Trader Joe’s, Costco and Amazon top a new measurement that’s designed to link consumer preference with a retailer’s financial performance. The Retailer Preference Index (RPI) was unveiled today in New York at the NRF 2018 Show by Chicago-based customer data science company Dunnhumby.
The RPI study surveyed 11,000 U.S. households and analyzed consumer emotional sentiment for 59 food retailers, and then combined the survey data with the retailers’ financial performance to create each retailer’s preference index. The top 10 retailers with the highest preference index scores are 1) Trader Joe’s, 2) Costco, 3) Amazon, 4) H-E-B, 5) Walmart, 6) Wegmans, 7) Aldi, 8) Sam’s Club, 9) Sprouts Farmers Market and 10) Whole Foods Market.
Jose Gomes, managing director of North America for Dunnhumby, said that his company’s new index fills a gap, since the current industry rankings only measure consumer popularity and financial performance separately.
“Our model captures the complexity of customers’ preferences and their actual choices by quantifying the relationship between how they perceive a retailer with their emotional connection and the financial performance,” Gomes noted.
The RPI found that the top-quartile retailers share four effective strategies:
- Price-focused: “Aldi’s laser focus on price and certain high-volume staple categories like dairy and packaged foods secured the discount retailer with high rankings on price and overall RPI,” observed Dunnhumby. “Stores that index high enough on price can often sacrifice on convenience, speed, digital, and personalized discounts and information, and still rank highly.”
- Quality-focused: “Although Whole Foods Market performs below average on prices, it still achieves a high overall RPI because they index so high on quality,” noted Dunnhumby.
- Value-focused: Trader Joe’s, Costco, Sprouts and H-E-B all indexed high on quality and price.
- Price-focused and supported by digital execution: “Walmart’s success in digital translates into a high RPI ranking, and from indexing high on price and convenience,” noted Dunnnhumby. “Target ranked second on digital execution, but ranked only average on the other supporting factors, moving it out of the top quartile of the RPI.”
Summing up the results, Gomes said: “We firmly believe that retailers must differentiate themselves today to be competitive in face of the myriad of options shoppers have. Differentiation begins with the retailer identifying the shoppers that they can serve better than their competition. A solid customer-first strategy, backed by customer data science, will help the retailer focus its finite resources and attention on the customers that are the most important to their success. This study is intended as a first step on that path of understanding.”

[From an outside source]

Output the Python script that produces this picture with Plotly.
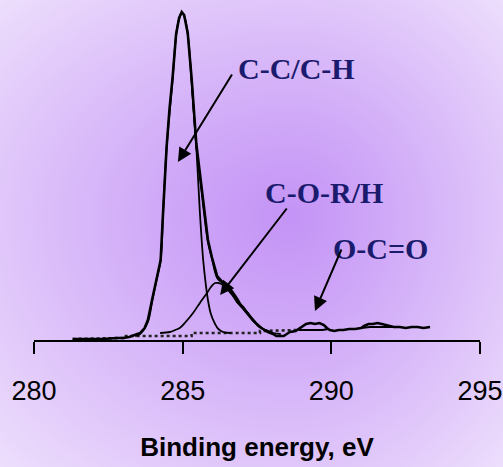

Other key findings from the study include:
- Price and quality are the most important preference drivers. Retailers with a weak value core should focus on shoring up that weakness before turning attention to other drivers such as convenience, rewards or speed.
- The top-performing grocers include relatively recent entries into the 100-year-old supermarket business and are more likely to be national banners. All of these banners, except H-E-B, were either established or began to expand around the 1980s, which allowed many of them to carefully select store locations.
- The second-best-performing quartile of retailers include some of the higher-performing, older grocery banners, including Meijer, Publix and Kroger. This quartile has the highest top-of-mind (ToM) recall and the second-highest financial performance.
- Many undifferentiated mainstream banners are delivering minimal value to their shoppers. Even though many have been shopped at for a longer period, they have the weakest emotional connection. They must focus on improving value perceptions and reconnect with their shoppers, or profitability will be a challenge in an increasingly competitive market.
Dunnhumby’s Retailer Preference Index is available on the company's website.